• Given material
::::

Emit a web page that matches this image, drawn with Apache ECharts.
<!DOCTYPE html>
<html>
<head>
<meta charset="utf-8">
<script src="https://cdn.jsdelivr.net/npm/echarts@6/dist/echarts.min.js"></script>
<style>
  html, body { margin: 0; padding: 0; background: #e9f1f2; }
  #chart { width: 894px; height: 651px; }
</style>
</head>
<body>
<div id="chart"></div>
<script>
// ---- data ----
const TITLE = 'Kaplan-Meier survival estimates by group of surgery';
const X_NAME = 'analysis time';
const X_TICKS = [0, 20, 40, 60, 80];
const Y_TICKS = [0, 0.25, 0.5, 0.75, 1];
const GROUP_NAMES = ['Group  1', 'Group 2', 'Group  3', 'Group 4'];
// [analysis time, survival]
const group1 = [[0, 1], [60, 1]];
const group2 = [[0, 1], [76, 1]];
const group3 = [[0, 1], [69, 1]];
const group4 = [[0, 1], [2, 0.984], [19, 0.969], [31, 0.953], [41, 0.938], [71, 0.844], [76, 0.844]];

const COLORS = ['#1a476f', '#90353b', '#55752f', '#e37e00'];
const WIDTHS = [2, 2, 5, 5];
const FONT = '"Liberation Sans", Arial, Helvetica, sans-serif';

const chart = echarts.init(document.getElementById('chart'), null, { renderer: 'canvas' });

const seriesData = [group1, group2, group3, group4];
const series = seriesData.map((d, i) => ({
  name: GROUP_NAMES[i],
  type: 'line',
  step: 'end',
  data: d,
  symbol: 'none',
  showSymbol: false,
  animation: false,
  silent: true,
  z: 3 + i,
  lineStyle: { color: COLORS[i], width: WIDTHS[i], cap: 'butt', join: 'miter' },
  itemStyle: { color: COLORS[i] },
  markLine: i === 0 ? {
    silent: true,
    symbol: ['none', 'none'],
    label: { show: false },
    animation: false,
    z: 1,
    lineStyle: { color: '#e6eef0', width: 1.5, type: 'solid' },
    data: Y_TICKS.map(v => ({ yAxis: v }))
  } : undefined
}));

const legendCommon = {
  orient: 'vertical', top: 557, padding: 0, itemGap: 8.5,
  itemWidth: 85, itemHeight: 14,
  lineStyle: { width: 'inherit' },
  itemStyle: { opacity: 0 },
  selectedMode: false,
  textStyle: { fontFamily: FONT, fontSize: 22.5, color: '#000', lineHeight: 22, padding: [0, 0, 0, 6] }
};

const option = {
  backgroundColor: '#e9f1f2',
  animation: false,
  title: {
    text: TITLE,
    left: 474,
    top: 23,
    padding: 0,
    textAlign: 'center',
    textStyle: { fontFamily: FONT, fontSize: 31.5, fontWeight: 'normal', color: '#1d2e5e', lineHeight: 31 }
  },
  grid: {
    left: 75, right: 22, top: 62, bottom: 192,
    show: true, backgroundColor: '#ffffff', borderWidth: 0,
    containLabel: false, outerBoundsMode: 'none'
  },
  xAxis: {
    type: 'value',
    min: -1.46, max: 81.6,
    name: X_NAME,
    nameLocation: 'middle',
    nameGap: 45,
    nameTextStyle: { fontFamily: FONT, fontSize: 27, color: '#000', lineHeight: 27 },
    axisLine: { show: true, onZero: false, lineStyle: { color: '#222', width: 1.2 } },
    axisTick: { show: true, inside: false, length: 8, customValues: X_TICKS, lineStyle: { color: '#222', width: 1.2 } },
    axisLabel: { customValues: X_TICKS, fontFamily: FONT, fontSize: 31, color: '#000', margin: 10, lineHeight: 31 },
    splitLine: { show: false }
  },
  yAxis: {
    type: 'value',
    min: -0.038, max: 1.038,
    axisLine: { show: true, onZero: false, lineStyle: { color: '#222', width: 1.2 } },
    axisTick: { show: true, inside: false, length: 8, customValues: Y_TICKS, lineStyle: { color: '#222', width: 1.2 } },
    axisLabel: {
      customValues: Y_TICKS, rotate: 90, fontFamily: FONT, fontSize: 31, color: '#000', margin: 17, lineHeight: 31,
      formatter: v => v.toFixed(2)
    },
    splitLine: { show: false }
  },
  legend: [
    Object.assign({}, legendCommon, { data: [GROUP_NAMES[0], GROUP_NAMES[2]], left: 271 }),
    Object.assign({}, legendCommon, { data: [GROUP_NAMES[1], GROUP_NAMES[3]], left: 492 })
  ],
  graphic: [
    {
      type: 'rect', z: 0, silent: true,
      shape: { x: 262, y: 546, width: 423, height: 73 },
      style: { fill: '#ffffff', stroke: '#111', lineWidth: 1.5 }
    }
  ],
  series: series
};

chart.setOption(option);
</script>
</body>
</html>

::::

Return the listing above in its exact form.

Emit a web page that matches this image, drawn with Apache ECharts.
<!DOCTYPE html>
<html>
<head>
<meta charset="utf-8">
<script src="https://cdn.jsdelivr.net/npm/echarts@6/dist/echarts.min.js"></script>
<style>
  html, body { margin: 0; padding: 0; background: #e9f1f2; }
  #chart { width: 894px; height: 651px; }
</style>
</head>
<body>
<div id="chart"></div>
<script>
// ---- data ----
const TITLE = 'Kaplan-Meier survival estimates by group of surgery';
const X_NAME = 'analysis time';
const X_TICKS = [0, 20, 40, 60, 80];
const Y_TICKS = [0, 0.25, 0.5, 0.75, 1];
const GROUP_NAMES = ['Group  1', 'Group 2', 'Group  3', 'Group 4'];
// [analysis time, survival]
const group1 = [[0, 1], [60, 1]];
const group2 = [[0, 1], [76, 1]];
const group3 = [[0, 1], [69, 1]];
const group4 = [[0, 1], [2, 0.984], [19, 0.969], [31, 0.953], [41, 0.938], [71, 0.844], [76, 0.844]];

const COLORS = ['#1a476f', '#90353b', '#55752f', '#e37e00'];
const WIDTHS = [2, 2, 5, 5];
const FONT = '"Liberation Sans", Arial, Helvetica, sans-serif';

const chart = echarts.init(document.getElementById('chart'), null, { renderer: 'canvas' });

const seriesData = [group1, group2, group3, group4];
const series = seriesData.map((d, i) => ({
  name: GROUP_NAMES[i],
  type: 'line',
  step: 'end',
  data: d,
  symbol: 'none',
  showSymbol: false,
  animation: false,
  silent: true,
  z: 3 + i,
  lineStyle: { color: COLORS[i], width: WIDTHS[i], cap: 'butt', join: 'miter' },
  itemStyle: { color: COLORS[i] },
  markLine: i === 0 ? {
    silent: true,
    symbol: ['none', 'none'],
    label: { show: false },
    animation: false,
    z: 1,
    lineStyle: { color: '#e6eef0', width: 1.5, type: 'solid' },
    data: Y_TICKS.map(v => ({ yAxis: v }))
  } : undefined
}));

const legendCommon = {
  orient: 'vertical', top: 557, padding: 0, itemGap: 8.5,
  itemWidth: 85, itemHeight: 14,
  lineStyle: { width: 'inherit' },
  itemStyle: { opacity: 0 },
  selectedMode: false,
  textStyle: { fontFamily: FONT, fontSize: 22.5, color: '#000', lineHeight: 22, padding: [0, 0, 0, 6] }
};

const option = {
  backgroundColor: '#e9f1f2',
  animation: false,
  title: {
    text: TITLE,
    left: 474,
    top: 23,
    padding: 0,
    textAlign: 'center',
    textStyle: { fontFamily: FONT, fontSize: 31.5, fontWeight: 'normal', color: '#1d2e5e', lineHeight: 31 }
  },
  grid: {
    left: 75, right: 22, top: 62, bottom: 192,
    show: true, backgroundColor: '#ffffff', borderWidth: 0,
    containLabel: false, outerBoundsMode: 'none'
  },
  xAxis: {
    type: 'value',
    min: -1.46, max: 81.6,
    name: X_NAME,
    nameLocation: 'middle',
    nameGap: 45,
    nameTextStyle: { fontFamily: FONT, fontSize: 27, color: '#000', lineHeight: 27 },
    axisLine: { show: true, onZero: false, lineStyle: { color: '#222', width: 1.2 } },
    axisTick: { show: true, inside: false, length: 8, customValues: X_TICKS, lineStyle: { color: '#222', width: 1.2 } },
    axisLabel: { customValues: X_TICKS, fontFamily: FONT, fontSize: 31, color: '#000', margin: 10, lineHeight: 31 },
    splitLine: { show: false }
  },
  yAxis: {
    type: 'value',
    min: -0.038, max: 1.038,
    axisLine: { show: true, onZero: false, lineStyle: { color: '#222', width: 1.2 } },
    axisTick: { show: true, inside: false, length: 8, customValues: Y_TICKS, lineStyle: { color: '#222', width: 1.2 } },
    axisLabel: {
      customValues: Y_TICKS, rotate: 90, fontFamily: FONT, fontSize: 31, color: '#000', margin: 17, lineHeight: 31,
      formatter: v => v.toFixed(2)
    },
    splitLine: { show: false }
  },
  legend: [
    Object.assign({}, legendCommon, { data: [GROUP_NAMES[0], GROUP_NAMES[2]], left: 271 }),
    Object.assign({}, legendCommon, { data: [GROUP_NAMES[1], GROUP_NAMES[3]], left: 492 })
  ],
  graphic: [
    {
      type: 'rect', z: 0, silent: true,
      shape: { x: 262, y: 546, width: 423, height: 73 },
      style: { fill: '#ffffff', stroke: '#111', lineWidth: 1.5 }
    }
  ],
  series: series
};

chart.setOption(option);
</script>
</body>
</html>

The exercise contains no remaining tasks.